Entries supplied:
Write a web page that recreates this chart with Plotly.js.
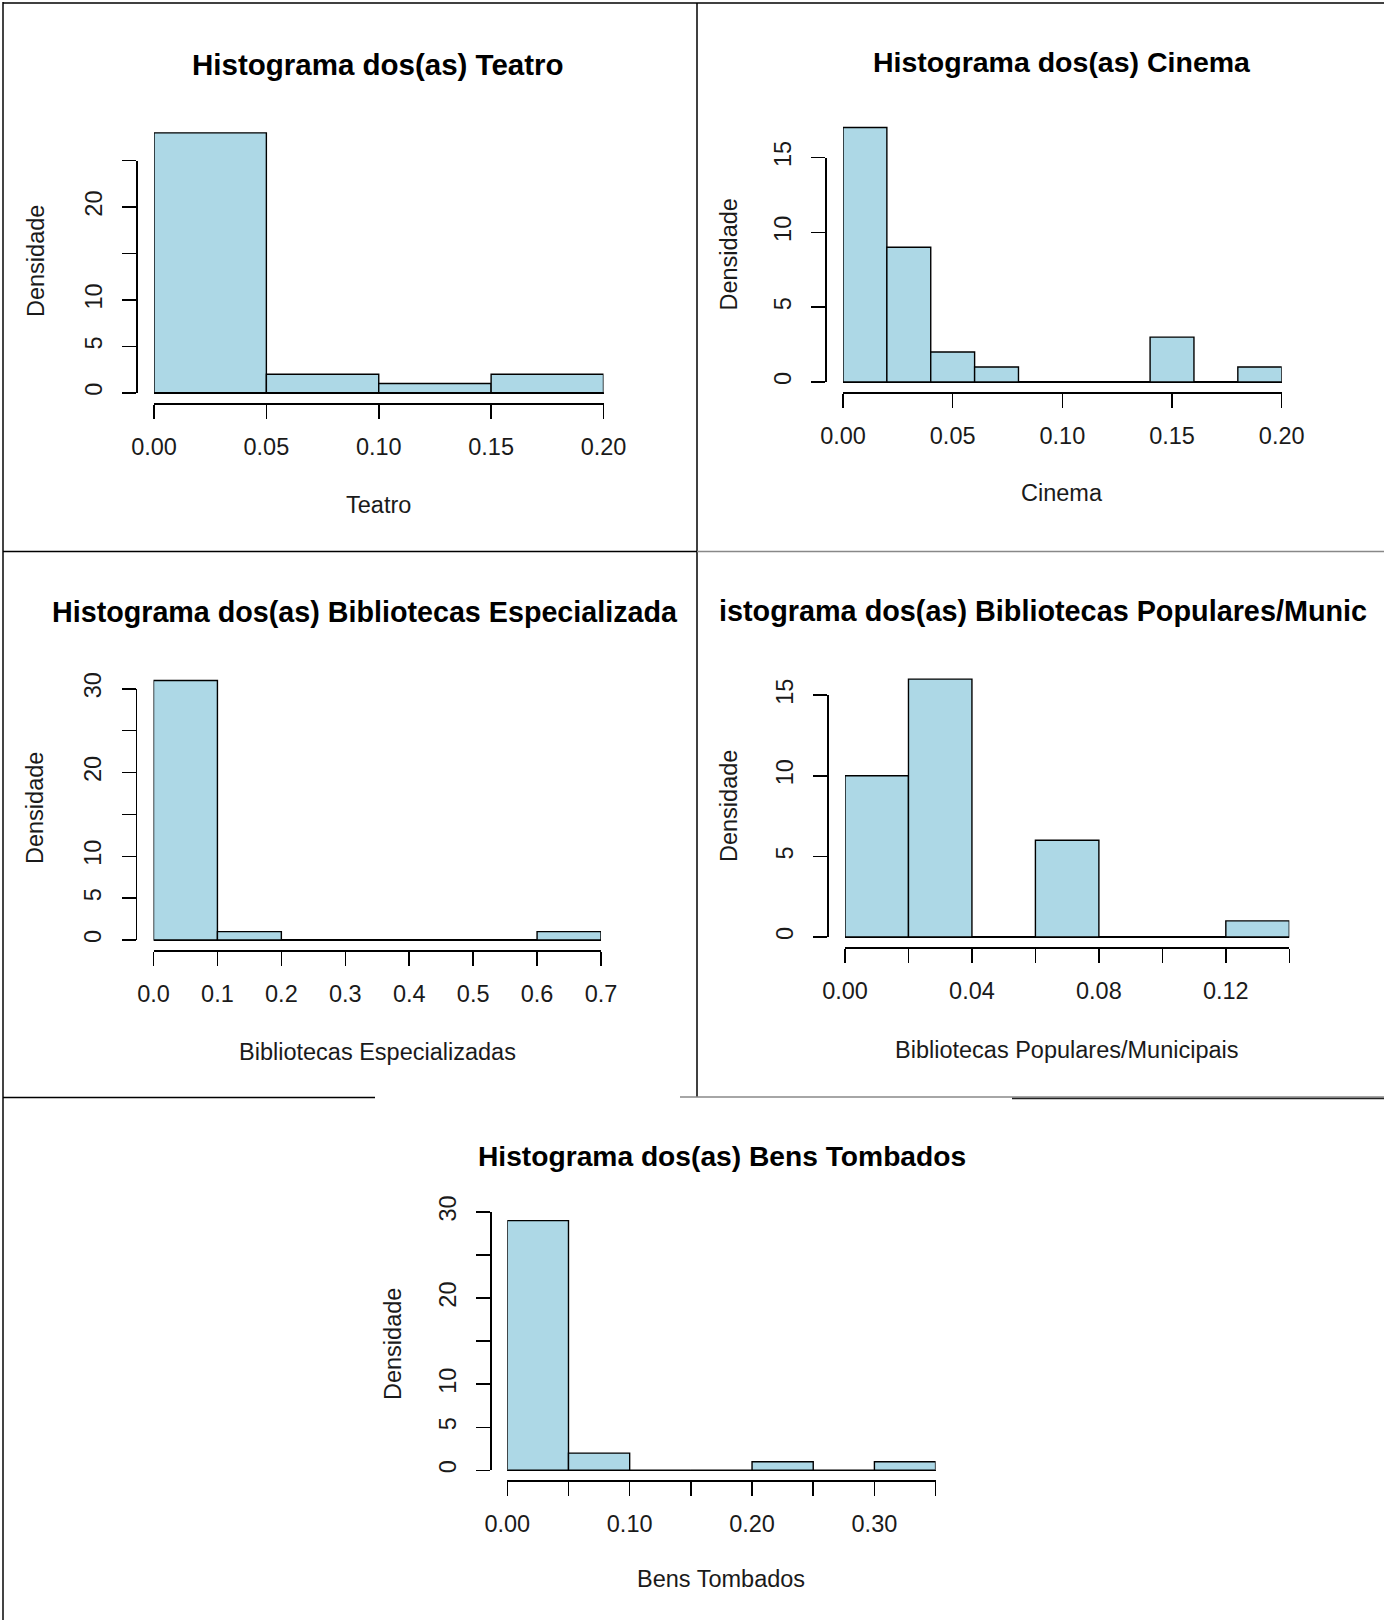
<!DOCTYPE html>
<html><head><meta charset="utf-8">
<script src="https://cdn.plot.ly/plotly-3.0.1.min.js"></script>
<style>html,body{margin:0;padding:0;background:#fff}</style>
</head><body><div id="chart" style="width:1384px;height:1620px"></div>
<script>
// ---------------- DATA ----------------
const teatroEdges = [0, 0.05, 0.10, 0.15, 0.20];
const teatroDens  = [28, 2, 1, 2];
const cinemaEdges = [0, 0.02, 0.04, 0.06, 0.08, 0.10, 0.12, 0.14, 0.16, 0.18, 0.20];
const cinemaDens  = [17, 9, 2, 1, 0, 0, 0, 3, 0, 1];
const bibEspEdges = [0, 0.1, 0.2, 0.3, 0.4, 0.5, 0.6, 0.7];
const bibEspDens  = [31, 1, 0, 0, 0, 0, 1];
const bibPopEdges = [0, 0.02, 0.04, 0.06, 0.08, 0.10, 0.12, 0.14];
const bibPopDens  = [10, 16, 0, 6, 0, 0, 1];
const bensEdges   = [0, 0.05, 0.10, 0.15, 0.20, 0.25, 0.30, 0.35];
const bensDens    = [29, 2, 0, 0, 1, 0, 1];

const teatroXTicks  = [0, 0.05, 0.10, 0.15, 0.20];
const teatroXLabels = ['0.00', '0.05', '0.10', '0.15', '0.20'];
const teatroYTicks  = [0, 5, 10, 15, 20, 25];
const teatroYLabels = ['0', '5', '10', '', '20', ''];

const cinemaXTicks  = [0, 0.05, 0.10, 0.15, 0.20];
const cinemaXLabels = ['0.00', '0.05', '0.10', '0.15', '0.20'];
const cinemaYTicks  = [0, 5, 10, 15];
const cinemaYLabels = ['0', '5', '10', '15'];

const bibEspXTicks  = [0, 0.1, 0.2, 0.3, 0.4, 0.5, 0.6, 0.7];
const bibEspXLabels = ['0.0', '0.1', '0.2', '0.3', '0.4', '0.5', '0.6', '0.7'];
const bibEspYTicks  = [0, 5, 10, 15, 20, 25, 30];
const bibEspYLabels = ['0', '5', '10', '', '20', '', '30'];

const bibPopXTicks  = [0, 0.02, 0.04, 0.06, 0.08, 0.10, 0.12, 0.14];
const bibPopXLabels = ['0.00', '', '0.04', '', '0.08', '', '0.12', ''];
const bibPopYTicks  = [0, 5, 10, 15];
const bibPopYLabels = ['0', '5', '10', '15'];

const bensXTicks  = [0, 0.05, 0.10, 0.15, 0.20, 0.25, 0.30, 0.35];
const bensXLabels = ['0.00', '', '0.10', '', '0.20', '', '0.30', ''];
const bensYTicks  = [0, 5, 10, 15, 20, 25, 30];
const bensYLabels = ['0', '5', '10', '', '20', '', '30'];

const titles = [
  'Histograma dos(as) Teatro',
  'Histograma dos(as) Cinema',
  'Histograma dos(as) Bibliotecas Especializada',
  'istograma dos(as) Bibliotecas Populares/Munic',
  'Histograma dos(as) Bens Tombados'
];
const xTitles = ['Teatro', 'Cinema', 'Bibliotecas Especializadas', 'Bibliotecas Populares/Municipais', 'Bens Tombados'];
const yTitle = 'Densidade';

// ---------------- LAYOUT (pixel anchors) ----------------
const W = 1384, H = 1620;
const fx = p => p / W;
const fy = p => 1 - p / H;

const panels = [
  {edges: teatroEdges, dens: teatroDens, xt: teatroXTicks, xl: teatroXLabels, yt: teatroYTicks, yl: teatroYLabels,
   px0: 154, px1: 603.5, py0: 392.8, pyTop: 160.7, titleX: 378.5, titleY: 64, tAnchor: 'center', tSize: 29.5,
   xTitleY: 505, yTitleX: 36, yTitleY: 261},
  {edges: cinemaEdges, dens: cinemaDens, xt: cinemaXTicks, xl: cinemaXLabels, yt: cinemaYTicks, yl: cinemaYLabels,
   px0: 843, px1: 1281.7, py0: 382, pyTop: 157.5, titleX: 1062, titleY: 62.5, tAnchor: 'center', tSize: 28.5,
   xTitleY: 493, yTitleX: 728.5, yTitleY: 254},
  {edges: bibEspEdges, dens: bibEspDens, xt: bibEspXTicks, xl: bibEspXLabels, yt: bibEspYTicks, yl: bibEspYLabels,
   px0: 153.5, px1: 601, py0: 940, pyTop: 688.8, titleX: 50, titleY: 612, tAnchor: 'left', tSize: 28.7,
   xTitleY: 1052, yTitleX: 35, yTitleY: 808},
  {edges: bibPopEdges, dens: bibPopDens, xt: bibPopXTicks, xl: bibPopXLabels, yt: bibPopYTicks, yl: bibPopYLabels,
   px0: 845, px1: 1289.3, py0: 937, pyTop: 695.2, titleX: 717, titleY: 611, tAnchor: 'left', tSize: 28.8,
   xTitleY: 1050, yTitleX: 729, yTitleY: 806},
  {edges: bensEdges, dens: bensDens, xt: bensXTicks, xl: bensXLabels, yt: bensYTicks, yl: bensYLabels,
   px0: 507.3, px1: 935.6, py0: 1470.3, pyTop: 1212, titleX: 721.5, titleY: 1156, tAnchor: 'center', tSize: 28.2,
   xTitleY: 1579, yTitleX: 393, yTitleY: 1344}
];

const FONT = 'Liberation Sans, Arial, Helvetica, sans-serif';
const TICKFS = 23.5, LABFS = 23.5;
const BARFILL = '#ADD8E6';

const traces = [];
const layout = {
  width: W, height: H,
  margin: {l: 0, r: 0, t: 0, b: 0, pad: 0},
  paper_bgcolor: '#fff', plot_bgcolor: 'rgba(0,0,0,0)',
  showlegend: false,
  font: {family: FONT, color: '#000', size: TICKFS},
  annotations: [], shapes: []
};

panels.forEach((P, i) => {
  const a = 2 * i + 1, b = 2 * i + 2;
  const xmin = P.edges[0], xmax = P.edges[P.edges.length - 1];
  const ymax = Math.max(...P.dens);
  const ytop = P.yt[P.yt.length - 1];
  const ppu = (P.py0 - P.pyTop) / ytop;           // pixels per density unit
  // R-style plot region (4% extension)
  const yAxisX = P.px0 - 0.04 * (P.px1 - P.px0);
  const xAxisY = P.py0 + 0.04 * ymax * ppu;

  const centers = P.dens.map((_, k) => (P.edges[k] + P.edges[k + 1]) / 2);
  const widths = P.dens.map((_, k) => P.edges[k + 1] - P.edges[k]);

  traces.push({
    type: 'bar', x: centers, y: P.dens, width: widths,
    marker: {color: BARFILL, line: {color: '#000', width: 1.4}},
    xaxis: 'x' + a, yaxis: 'y' + a, hoverinfo: 'skip'
  });
  traces.push({type: 'scatter', mode: 'markers', x: [], y: [], xaxis: 'x' + b, yaxis: 'y' + b, hoverinfo: 'skip'});

  const yr0 = -0.04 * ymax, yr1 = 1.12 * ymax;
  const kx = a === 1 ? 'xaxis' : 'xaxis' + a;
  const ky = a === 1 ? 'yaxis' : 'yaxis' + a;
  layout[kx] = {
    domain: [fx(P.px0), fx(P.px1)], range: [xmin, xmax], anchor: 'y' + a,
    showticklabels: false, ticks: '', showline: false, showgrid: false, zeroline: false, fixedrange: true
  };
  layout[ky] = {
    domain: [fy(P.py0 - yr0 * ppu), fy(P.py0 - yr1 * ppu)], range: [yr0, yr1], anchor: 'x' + a,
    showticklabels: false, ticks: '', showline: false, showgrid: false,
    zeroline: true, zerolinecolor: '#000', zerolinewidth: 1.4, fixedrange: true
  };
  layout['xaxis' + b] = {
    domain: [fx(P.px0), fx(P.px1)], range: [xmin, xmax], anchor: 'free', position: fy(xAxisY), side: 'bottom',
    tickmode: 'array', tickvals: P.xt, ticktext: P.xl, ticks: 'outside', ticklen: 14, tickwidth: 1.5, tickcolor: '#000',
    showline: true, linecolor: '#000', linewidth: 1.5, showgrid: false, zeroline: false,
    tickfont: {family: FONT, size: TICKFS, color: '#1a1a1a'}, ticklabelstandoff: 8, fixedrange: true
  };
  layout['yaxis' + b] = {
    domain: [fy(P.py0), fy(P.pyTop)], range: [0, ytop], anchor: 'free', position: fx(yAxisX), side: 'left',
    tickmode: 'array', tickvals: P.yt, ticktext: P.yl, ticks: 'outside', ticklen: 14, tickwidth: 1.5, tickcolor: '#000',
    showline: true, linecolor: '#000', linewidth: 1.5, showgrid: false, zeroline: false, tickangle: -90,
    tickfont: {family: FONT, size: TICKFS, color: '#1a1a1a'}, ticklabelstandoff: 11, fixedrange: true
  };

  layout.annotations.push({
    xref: 'paper', yref: 'paper', x: fx(P.titleX), y: fy(P.titleY), xanchor: P.tAnchor, yanchor: 'middle',
    text: '<b>' + titles[i] + '</b>', showarrow: false, font: {family: FONT, size: P.tSize, color: '#000'}
  });
  layout.annotations.push({
    xref: 'paper', yref: 'paper', x: fx((P.px0 + P.px1) / 2), y: fy(P.xTitleY), xanchor: 'center', yanchor: 'middle',
    text: xTitles[i], showarrow: false, font: {family: FONT, size: LABFS, color: '#1a1a1a'}
  });
  layout.annotations.push({
    xref: 'paper', yref: 'paper', x: fx(P.yTitleX), y: fy(P.yTitleY), xanchor: 'center', yanchor: 'middle',
    text: yTitle, textangle: -90, showarrow: false, font: {family: FONT, size: LABFS, color: '#1a1a1a'}
  });
});

// panel frame lines of the collage
function seg(x0, y0, x1, y1, color, w) {
  layout.shapes.push({type: 'line', xref: 'paper', yref: 'paper', x0: fx(x0), y0: fy(y0), x1: fx(x1), y1: fy(y1),
    line: {color: color, width: w}});
}
seg(3, 2, 3, 1620, '#444', 2);
seg(3, 3, 1384, 3, '#000', 1.5);
seg(697, 3, 697, 1097, '#000', 1.5);
seg(3, 551.5, 697, 551.5, '#000', 1.5);
seg(697, 551.5, 1384, 551.5, '#888', 1.5);
seg(3, 1097.5, 375, 1097.5, '#000', 1.5);
seg(680, 1097, 1384, 1097, '#888', 1.5);
seg(1012, 1098.5, 1384, 1098.5, '#222', 1.5);

Plotly.newPlot('chart', traces, layout, {staticPlot: true, displayModeBar: false});
</script>
</body></html>
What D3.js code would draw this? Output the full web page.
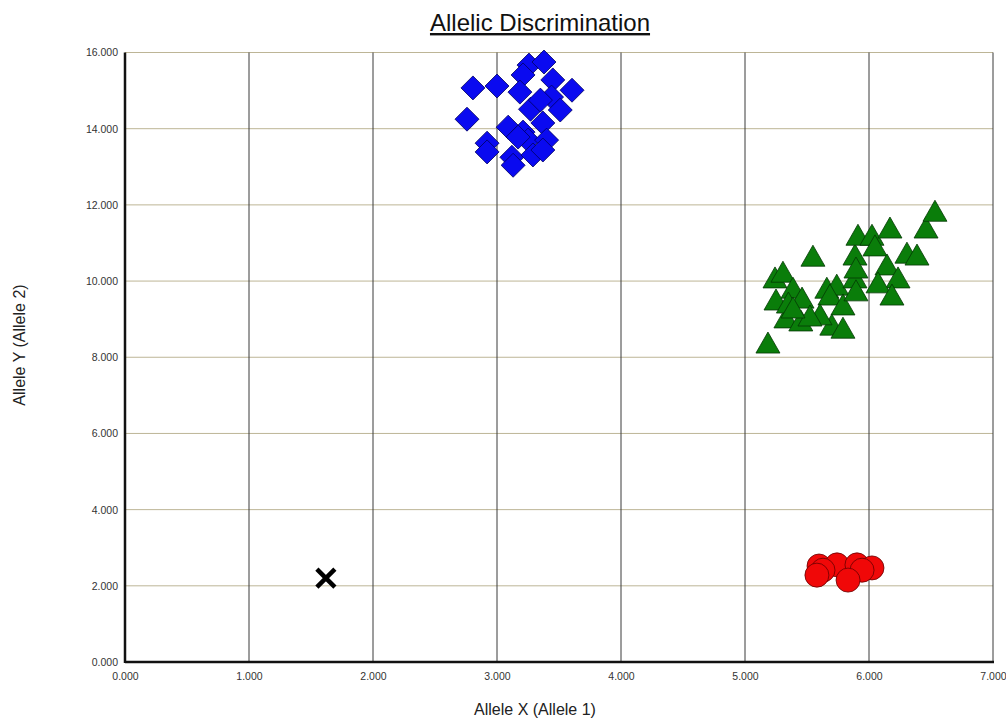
<!DOCTYPE html>
<html><head><meta charset="utf-8">
<script src="https://cdn.jsdelivr.net/npm/d3@7"></script>
<style>html,body{margin:0;padding:0;background:#fff;}svg{display:block;font-family:"Liberation Sans",Arial,sans-serif;}</style>
</head><body>
<svg id="c" width="1006" height="721"></svg>
<script>
const xTicks = [0,1,2,3,4,5,6,7];
const yTicks = [0,2,4,6,8,10,12,14,16];
const blueX = [2.806,3.0,2.758,3.258,3.379,3.21,3.185,3.45,3.605,3.44,3.51,3.27,3.09,3.21,3.37,2.92,2.92,3.12,3.13,3.25,3.40,3.29,3.37,3.17,3.35];
const blueY = [15.07,15.12,14.25,15.67,15.75,15.41,14.96,15.28,15.01,14.83,14.49,14.51,14.04,13.91,14.15,13.62,13.39,13.25,13.04,13.70,13.70,13.31,13.44,13.78,14.75];
const greenX = [5.185,5.242,5.306,5.25,5.387,5.33,5.45,5.548,5.66,5.74,5.685,5.79,5.70,5.79,5.887,5.887,5.911,6.024,6.048,6.169,6.306,6.387,6.145,6.234,6.073,6.185,6.46,6.532,5.46,5.605,5.35,5.895,5.895,5.524,5.387];
const greenY = [8.32,10.03,10.18,9.45,9.76,8.98,8.90,10.60,9.76,9.84,9.58,9.32,8.79,8.71,10.03,10.63,11.15,11.15,10.87,11.34,10.68,10.63,10.37,10.03,9.90,9.58,11.34,11.78,9.50,9.06,9.37,10.29,9.69,9.03,9.24];
const redX = [5.597,5.742,5.903,6.024,5.944,5.629,5.58,5.831];
const redY = [2.52,2.55,2.55,2.47,2.41,2.41,2.28,2.15];
const ndX = [1.62];
const ndY = [2.2];

const svg = d3.select("#c");
const L=125, R=993, T=52.5, B=662;
const x = d3.scaleLinear().domain([0,7]).range([L,R]);
const y = d3.scaleLinear().domain([0,16]).range([B,T]);
const fmt = d3.format(".3f");

// horizontal gridlines
svg.append("g").selectAll("line").data(yTicks.filter(d=>d>0)).join("line")
  .attr("x1",L).attr("x2",R).attr("y1",d=>y(d)).attr("y2",d=>y(d))
  .attr("stroke","#bdb596").attr("stroke-width",1);
// vertical gridlines
svg.append("g").selectAll("line").data(xTicks.filter(d=>d>0)).join("line")
  .attr("x1",d=>x(d)).attr("x2",d=>x(d)).attr("y1",T).attr("y2",B)
  .attr("stroke","#3a3a3a").attr("stroke-width",1);

// axes
const xa = d3.axisBottom(x).tickValues(xTicks).tickFormat(fmt).tickSize(0).tickPadding(11);
const gx = svg.append("g").attr("transform",`translate(0,${B})`).call(xa);
gx.select(".domain").remove();
gx.selectAll("text").attr("font-size",10.5).attr("fill","#333").attr("font-family","Liberation Sans, Arial, sans-serif");
const ya = d3.axisLeft(y).tickValues(yTicks).tickFormat(fmt).tickSize(0).tickPadding(7);
const gy = svg.append("g").attr("transform",`translate(${L},0)`).call(ya);
gy.select(".domain").remove();
gy.selectAll("text").attr("font-size",10.5).attr("fill","#333").attr("font-family","Liberation Sans, Arial, sans-serif");

svg.append("line").attr("x1",L).attr("x2",R+1).attr("y1",B).attr("y2",B).attr("stroke","#111").attr("stroke-width",2.5);
svg.append("line").attr("x1",L).attr("x2",L).attr("y1",T).attr("y2",B+1).attr("stroke","#111").attr("stroke-width",2.5);

// markers
const diamond = "M0,-12L12,0L0,12L-12,0Z";
svg.append("g").selectAll("path").data(blueX.map((v,i)=>[v,blueY[i]])).join("path")
  .attr("d",diamond).attr("transform",d=>`translate(${x(d[0])},${y(d[1])})`)
  .attr("fill","#0a0af0").attr("stroke","#000060").attr("stroke-width",0.8);
const tri = "M0,-13L12,8L-12,8Z";
svg.append("g").selectAll("path").data(greenX.map((v,i)=>[v,greenY[i]])).join("path")
  .attr("d",tri).attr("transform",d=>`translate(${x(d[0])},${y(d[1])})`)
  .attr("fill","#0a7d0a").attr("stroke","#043804").attr("stroke-width",0.8);
svg.append("g").selectAll("circle").data(redX.map((v,i)=>[v,redY[i]])).join("circle")
  .attr("cx",d=>x(d[0])).attr("cy",d=>y(d[1])).attr("r",12)
  .attr("fill","#f00808").attr("stroke","#600").attr("stroke-width",0.8);
const cross = svg.append("g").selectAll("g").data(ndX.map((v,i)=>[v,ndY[i]])).join("g")
  .attr("transform",d=>`translate(${x(d[0])},${y(d[1])})`);
cross.append("path").attr("d","M-9,-9L9,9M9,-9L-9,9").attr("stroke","#000").attr("stroke-width",4.5).attr("fill","none");

// title
svg.append("text").attr("x",540).attr("y",31).attr("text-anchor","middle").attr("font-size",24)
  .attr("text-decoration","underline").attr("fill","#111").text("Allelic Discrimination");
svg.append("text").attr("x",535).attr("y",715).attr("text-anchor","middle").attr("font-size",16).attr("fill","#222").text("Allele X (Allele 1)");
svg.append("text").attr("transform","translate(25,345) rotate(-90)").attr("text-anchor","middle").attr("font-size",16).attr("fill","#222").text("Allele Y (Allele 2)");
</script>
</body></html>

Your objective: Take only the lines above from the one that has "What D3.js code" through the one that has "const ndY = [2.2];" and reproduce them exactly, omitting any pictures.

Exercise response:
What D3.js code would draw this? Output the full web page.
<!DOCTYPE html>
<html><head><meta charset="utf-8">
<script src="https://cdn.jsdelivr.net/npm/d3@7"></script>
<style>html,body{margin:0;padding:0;background:#fff;}svg{display:block;font-family:"Liberation Sans",Arial,sans-serif;}</style>
</head><body>
<svg id="c" width="1006" height="721"></svg>
<script>
const xTicks = [0,1,2,3,4,5,6,7];
const yTicks = [0,2,4,6,8,10,12,14,16];
const blueX = [2.806,3.0,2.758,3.258,3.379,3.21,3.185,3.45,3.605,3.44,3.51,3.27,3.09,3.21,3.37,2.92,2.92,3.12,3.13,3.25,3.40,3.29,3.37,3.17,3.35];
const blueY = [15.07,15.12,14.25,15.67,15.75,15.41,14.96,15.28,15.01,14.83,14.49,14.51,14.04,13.91,14.15,13.62,13.39,13.25,13.04,13.70,13.70,13.31,13.44,13.78,14.75];
const greenX = [5.185,5.242,5.306,5.25,5.387,5.33,5.45,5.548,5.66,5.74,5.685,5.79,5.70,5.79,5.887,5.887,5.911,6.024,6.048,6.169,6.306,6.387,6.145,6.234,6.073,6.185,6.46,6.532,5.46,5.605,5.35,5.895,5.895,5.524,5.387];
const greenY = [8.32,10.03,10.18,9.45,9.76,8.98,8.90,10.60,9.76,9.84,9.58,9.32,8.79,8.71,10.03,10.63,11.15,11.15,10.87,11.34,10.68,10.63,10.37,10.03,9.90,9.58,11.34,11.78,9.50,9.06,9.37,10.29,9.69,9.03,9.24];
const redX = [5.597,5.742,5.903,6.024,5.944,5.629,5.58,5.831];
const redY = [2.52,2.55,2.55,2.47,2.41,2.41,2.28,2.15];
const ndX = [1.62];
const ndY = [2.2];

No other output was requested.